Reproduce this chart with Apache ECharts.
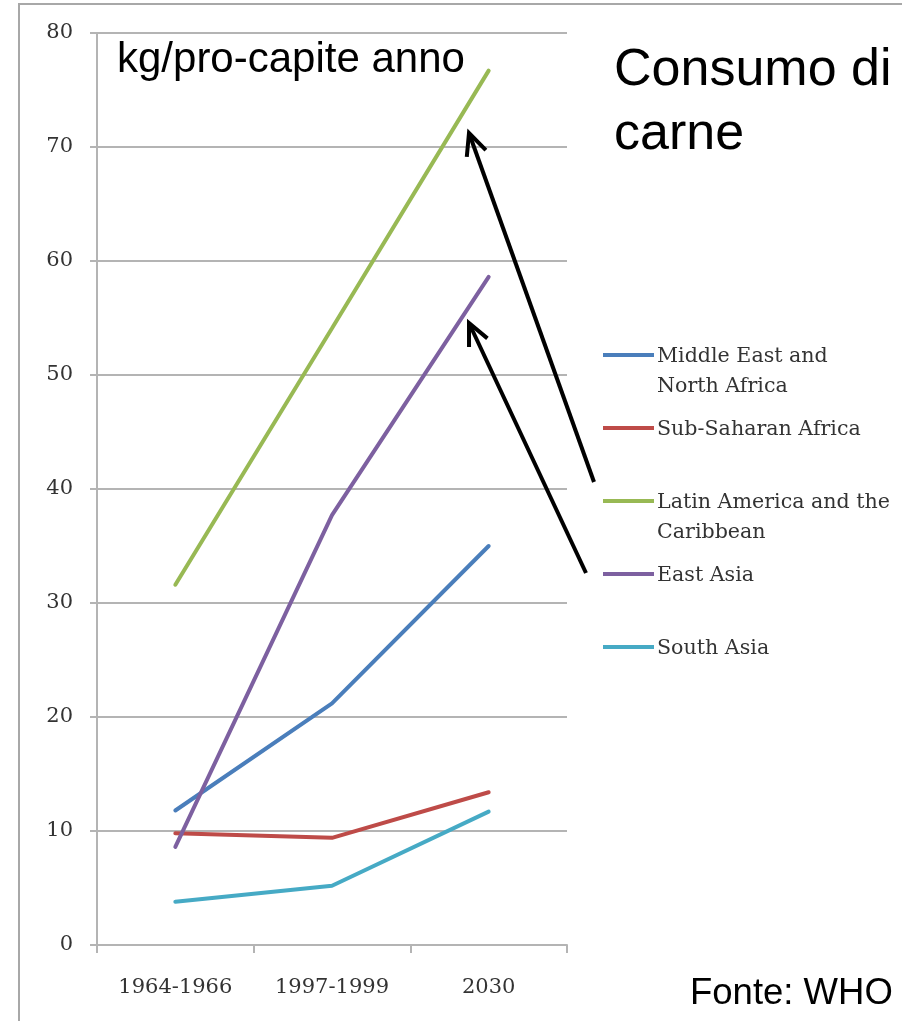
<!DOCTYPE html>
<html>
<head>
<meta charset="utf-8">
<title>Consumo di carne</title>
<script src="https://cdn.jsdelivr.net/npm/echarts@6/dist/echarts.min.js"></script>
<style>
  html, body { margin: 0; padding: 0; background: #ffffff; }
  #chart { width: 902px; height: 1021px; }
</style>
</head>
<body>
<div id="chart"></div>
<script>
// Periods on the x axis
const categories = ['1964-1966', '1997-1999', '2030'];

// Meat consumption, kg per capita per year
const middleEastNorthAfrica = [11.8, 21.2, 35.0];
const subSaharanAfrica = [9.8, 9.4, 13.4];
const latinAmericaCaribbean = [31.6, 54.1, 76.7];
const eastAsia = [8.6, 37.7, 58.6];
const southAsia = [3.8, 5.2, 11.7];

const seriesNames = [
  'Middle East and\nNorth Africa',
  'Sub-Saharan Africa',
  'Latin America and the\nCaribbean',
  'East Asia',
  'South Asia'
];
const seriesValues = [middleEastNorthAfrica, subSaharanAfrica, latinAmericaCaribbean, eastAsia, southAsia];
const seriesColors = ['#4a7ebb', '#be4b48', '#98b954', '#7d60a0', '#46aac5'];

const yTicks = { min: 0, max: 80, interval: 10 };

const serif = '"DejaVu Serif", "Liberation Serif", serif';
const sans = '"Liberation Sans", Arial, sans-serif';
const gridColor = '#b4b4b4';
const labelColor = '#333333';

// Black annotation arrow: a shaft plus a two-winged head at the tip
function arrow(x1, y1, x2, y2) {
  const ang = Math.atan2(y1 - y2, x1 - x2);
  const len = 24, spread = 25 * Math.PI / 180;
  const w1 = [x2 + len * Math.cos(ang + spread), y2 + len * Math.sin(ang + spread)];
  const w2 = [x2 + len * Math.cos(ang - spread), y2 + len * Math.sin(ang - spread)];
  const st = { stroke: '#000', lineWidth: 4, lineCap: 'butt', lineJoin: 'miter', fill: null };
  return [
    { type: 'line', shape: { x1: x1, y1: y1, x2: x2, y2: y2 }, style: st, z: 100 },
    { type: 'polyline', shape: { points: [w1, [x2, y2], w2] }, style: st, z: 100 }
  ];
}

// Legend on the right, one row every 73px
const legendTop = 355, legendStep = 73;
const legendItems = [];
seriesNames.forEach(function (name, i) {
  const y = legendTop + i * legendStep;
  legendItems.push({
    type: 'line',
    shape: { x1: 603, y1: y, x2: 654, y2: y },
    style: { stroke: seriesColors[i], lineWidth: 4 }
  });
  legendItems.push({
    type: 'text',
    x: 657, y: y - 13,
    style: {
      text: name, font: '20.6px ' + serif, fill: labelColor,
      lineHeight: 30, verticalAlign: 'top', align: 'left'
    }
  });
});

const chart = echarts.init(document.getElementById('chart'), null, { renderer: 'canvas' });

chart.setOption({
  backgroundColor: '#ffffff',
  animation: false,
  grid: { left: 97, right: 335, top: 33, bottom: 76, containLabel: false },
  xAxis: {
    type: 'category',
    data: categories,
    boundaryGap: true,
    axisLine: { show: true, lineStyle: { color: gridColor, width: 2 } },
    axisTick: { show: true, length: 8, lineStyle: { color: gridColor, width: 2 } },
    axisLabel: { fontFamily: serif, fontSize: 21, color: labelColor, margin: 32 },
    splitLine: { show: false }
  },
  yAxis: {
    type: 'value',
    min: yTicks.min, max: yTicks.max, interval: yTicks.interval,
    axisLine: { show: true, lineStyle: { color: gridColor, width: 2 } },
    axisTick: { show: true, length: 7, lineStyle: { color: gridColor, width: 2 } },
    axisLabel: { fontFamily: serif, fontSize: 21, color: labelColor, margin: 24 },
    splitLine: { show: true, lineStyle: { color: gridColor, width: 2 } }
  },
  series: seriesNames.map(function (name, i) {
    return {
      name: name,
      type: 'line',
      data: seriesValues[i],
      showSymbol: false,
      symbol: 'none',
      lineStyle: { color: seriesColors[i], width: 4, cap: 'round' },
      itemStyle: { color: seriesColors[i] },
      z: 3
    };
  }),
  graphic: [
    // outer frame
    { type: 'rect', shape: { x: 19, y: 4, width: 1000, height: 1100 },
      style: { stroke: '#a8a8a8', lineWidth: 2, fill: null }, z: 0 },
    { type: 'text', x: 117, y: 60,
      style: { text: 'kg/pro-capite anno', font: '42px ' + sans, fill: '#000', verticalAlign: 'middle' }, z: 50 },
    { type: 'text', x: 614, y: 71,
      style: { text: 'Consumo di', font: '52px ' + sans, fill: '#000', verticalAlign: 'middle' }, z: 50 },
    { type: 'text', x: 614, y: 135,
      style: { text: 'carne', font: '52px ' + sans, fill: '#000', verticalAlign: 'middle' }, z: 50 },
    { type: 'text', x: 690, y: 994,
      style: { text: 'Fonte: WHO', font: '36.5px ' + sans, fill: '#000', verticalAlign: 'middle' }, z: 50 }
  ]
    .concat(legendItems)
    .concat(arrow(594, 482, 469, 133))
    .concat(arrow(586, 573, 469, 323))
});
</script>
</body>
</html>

---

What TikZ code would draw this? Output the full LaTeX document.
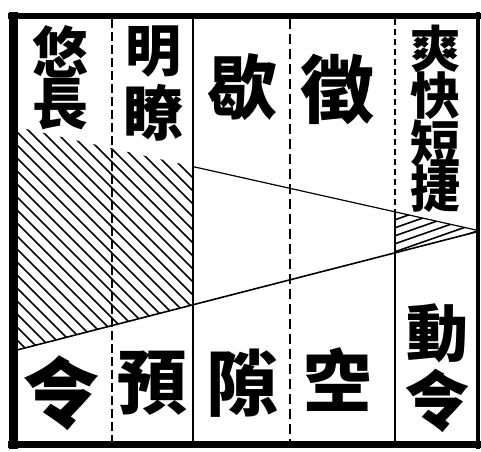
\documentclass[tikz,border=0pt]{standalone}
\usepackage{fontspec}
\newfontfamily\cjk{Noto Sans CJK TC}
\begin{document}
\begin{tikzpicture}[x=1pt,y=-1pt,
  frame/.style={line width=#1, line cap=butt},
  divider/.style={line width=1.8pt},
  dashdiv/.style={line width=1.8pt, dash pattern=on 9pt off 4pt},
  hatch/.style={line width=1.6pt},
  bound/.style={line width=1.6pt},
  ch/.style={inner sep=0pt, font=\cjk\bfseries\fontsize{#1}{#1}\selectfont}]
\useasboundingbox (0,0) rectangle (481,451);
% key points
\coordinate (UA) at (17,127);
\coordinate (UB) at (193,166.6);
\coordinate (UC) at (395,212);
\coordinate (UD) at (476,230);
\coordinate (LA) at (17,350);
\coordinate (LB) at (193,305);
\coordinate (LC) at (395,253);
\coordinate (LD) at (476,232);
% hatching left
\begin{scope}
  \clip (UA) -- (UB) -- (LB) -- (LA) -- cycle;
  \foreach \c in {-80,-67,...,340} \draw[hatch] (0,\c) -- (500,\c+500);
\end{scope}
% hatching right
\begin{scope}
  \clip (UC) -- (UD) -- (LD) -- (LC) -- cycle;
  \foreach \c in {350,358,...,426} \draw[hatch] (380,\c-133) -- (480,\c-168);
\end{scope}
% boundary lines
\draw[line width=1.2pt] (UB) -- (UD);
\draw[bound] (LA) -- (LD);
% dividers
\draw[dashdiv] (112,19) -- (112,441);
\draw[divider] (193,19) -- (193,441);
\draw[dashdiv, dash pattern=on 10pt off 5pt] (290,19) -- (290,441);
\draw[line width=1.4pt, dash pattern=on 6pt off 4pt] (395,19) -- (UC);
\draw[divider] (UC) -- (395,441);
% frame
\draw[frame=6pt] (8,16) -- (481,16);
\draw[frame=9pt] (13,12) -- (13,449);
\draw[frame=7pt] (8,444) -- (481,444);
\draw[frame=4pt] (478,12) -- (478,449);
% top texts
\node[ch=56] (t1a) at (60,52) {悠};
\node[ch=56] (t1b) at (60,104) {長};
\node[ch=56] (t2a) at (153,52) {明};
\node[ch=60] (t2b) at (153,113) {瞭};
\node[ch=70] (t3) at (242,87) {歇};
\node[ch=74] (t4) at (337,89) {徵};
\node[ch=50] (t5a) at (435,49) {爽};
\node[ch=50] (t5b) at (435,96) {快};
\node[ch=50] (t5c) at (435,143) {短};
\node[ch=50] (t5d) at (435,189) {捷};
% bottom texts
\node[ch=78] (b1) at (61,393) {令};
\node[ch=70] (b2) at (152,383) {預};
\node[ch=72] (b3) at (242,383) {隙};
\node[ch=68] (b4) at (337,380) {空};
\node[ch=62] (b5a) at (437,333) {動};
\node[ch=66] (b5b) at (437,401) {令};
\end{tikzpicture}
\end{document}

---

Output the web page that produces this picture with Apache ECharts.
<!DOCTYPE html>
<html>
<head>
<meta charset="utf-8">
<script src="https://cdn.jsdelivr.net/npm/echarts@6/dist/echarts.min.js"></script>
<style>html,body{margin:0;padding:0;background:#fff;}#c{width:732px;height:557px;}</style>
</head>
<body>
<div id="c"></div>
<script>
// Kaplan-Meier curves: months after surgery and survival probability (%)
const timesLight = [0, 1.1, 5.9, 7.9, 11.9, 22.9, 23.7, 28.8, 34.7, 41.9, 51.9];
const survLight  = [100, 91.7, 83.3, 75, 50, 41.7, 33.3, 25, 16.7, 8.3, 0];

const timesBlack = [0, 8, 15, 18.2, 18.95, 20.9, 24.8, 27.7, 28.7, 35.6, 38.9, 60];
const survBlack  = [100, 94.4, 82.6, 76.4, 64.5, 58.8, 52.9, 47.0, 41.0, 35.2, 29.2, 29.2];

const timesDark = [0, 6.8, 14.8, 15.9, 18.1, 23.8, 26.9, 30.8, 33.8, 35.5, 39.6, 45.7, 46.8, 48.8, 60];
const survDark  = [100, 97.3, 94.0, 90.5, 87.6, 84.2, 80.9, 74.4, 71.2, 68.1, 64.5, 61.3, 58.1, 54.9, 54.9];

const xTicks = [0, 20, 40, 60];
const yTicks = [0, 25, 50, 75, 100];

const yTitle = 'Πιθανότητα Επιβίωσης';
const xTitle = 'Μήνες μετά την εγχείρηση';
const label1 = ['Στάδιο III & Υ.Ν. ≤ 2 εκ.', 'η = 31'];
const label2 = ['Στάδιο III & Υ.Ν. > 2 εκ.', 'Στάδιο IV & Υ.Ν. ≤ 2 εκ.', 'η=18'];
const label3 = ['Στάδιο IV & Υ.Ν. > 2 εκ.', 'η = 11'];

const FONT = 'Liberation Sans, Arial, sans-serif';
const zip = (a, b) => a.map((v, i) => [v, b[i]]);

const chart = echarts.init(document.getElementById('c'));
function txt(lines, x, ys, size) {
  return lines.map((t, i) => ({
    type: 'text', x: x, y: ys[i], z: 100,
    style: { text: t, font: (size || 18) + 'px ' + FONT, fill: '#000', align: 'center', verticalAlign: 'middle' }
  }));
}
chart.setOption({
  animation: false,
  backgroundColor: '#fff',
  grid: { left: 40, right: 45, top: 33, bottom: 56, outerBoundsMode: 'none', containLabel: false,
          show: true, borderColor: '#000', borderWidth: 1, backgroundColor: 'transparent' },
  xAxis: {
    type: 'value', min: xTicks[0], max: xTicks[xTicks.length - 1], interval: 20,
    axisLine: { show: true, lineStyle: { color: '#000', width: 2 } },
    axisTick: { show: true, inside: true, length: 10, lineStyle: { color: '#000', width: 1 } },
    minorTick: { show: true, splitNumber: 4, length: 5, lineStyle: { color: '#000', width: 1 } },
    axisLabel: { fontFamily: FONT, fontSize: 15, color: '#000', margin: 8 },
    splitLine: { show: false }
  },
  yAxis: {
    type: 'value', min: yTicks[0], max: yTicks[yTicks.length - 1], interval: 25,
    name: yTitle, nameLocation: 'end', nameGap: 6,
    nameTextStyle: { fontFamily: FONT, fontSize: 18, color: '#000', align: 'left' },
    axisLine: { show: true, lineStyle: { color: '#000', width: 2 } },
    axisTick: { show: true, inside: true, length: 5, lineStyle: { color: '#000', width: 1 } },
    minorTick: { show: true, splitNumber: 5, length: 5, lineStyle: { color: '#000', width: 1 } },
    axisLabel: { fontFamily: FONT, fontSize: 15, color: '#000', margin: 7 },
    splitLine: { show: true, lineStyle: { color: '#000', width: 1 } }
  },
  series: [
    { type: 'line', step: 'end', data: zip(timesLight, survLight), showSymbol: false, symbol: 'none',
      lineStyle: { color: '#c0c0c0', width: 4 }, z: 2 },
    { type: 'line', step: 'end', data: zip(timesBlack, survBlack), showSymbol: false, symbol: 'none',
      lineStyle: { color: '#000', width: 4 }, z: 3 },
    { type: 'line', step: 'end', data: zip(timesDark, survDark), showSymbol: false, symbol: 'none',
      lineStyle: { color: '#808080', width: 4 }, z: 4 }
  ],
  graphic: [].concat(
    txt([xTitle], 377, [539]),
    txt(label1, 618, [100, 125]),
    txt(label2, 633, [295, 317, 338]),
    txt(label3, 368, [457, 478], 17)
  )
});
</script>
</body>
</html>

---

_What the task requires:_ Using the listing above, pull out all lines that hold the word "this".

_Solved exercise:_
Reproduce this chart with Apache ECharts.
What TikZ code would draw this? Output the full LaTeX document.
Output the web page that produces this picture with Apache ECharts.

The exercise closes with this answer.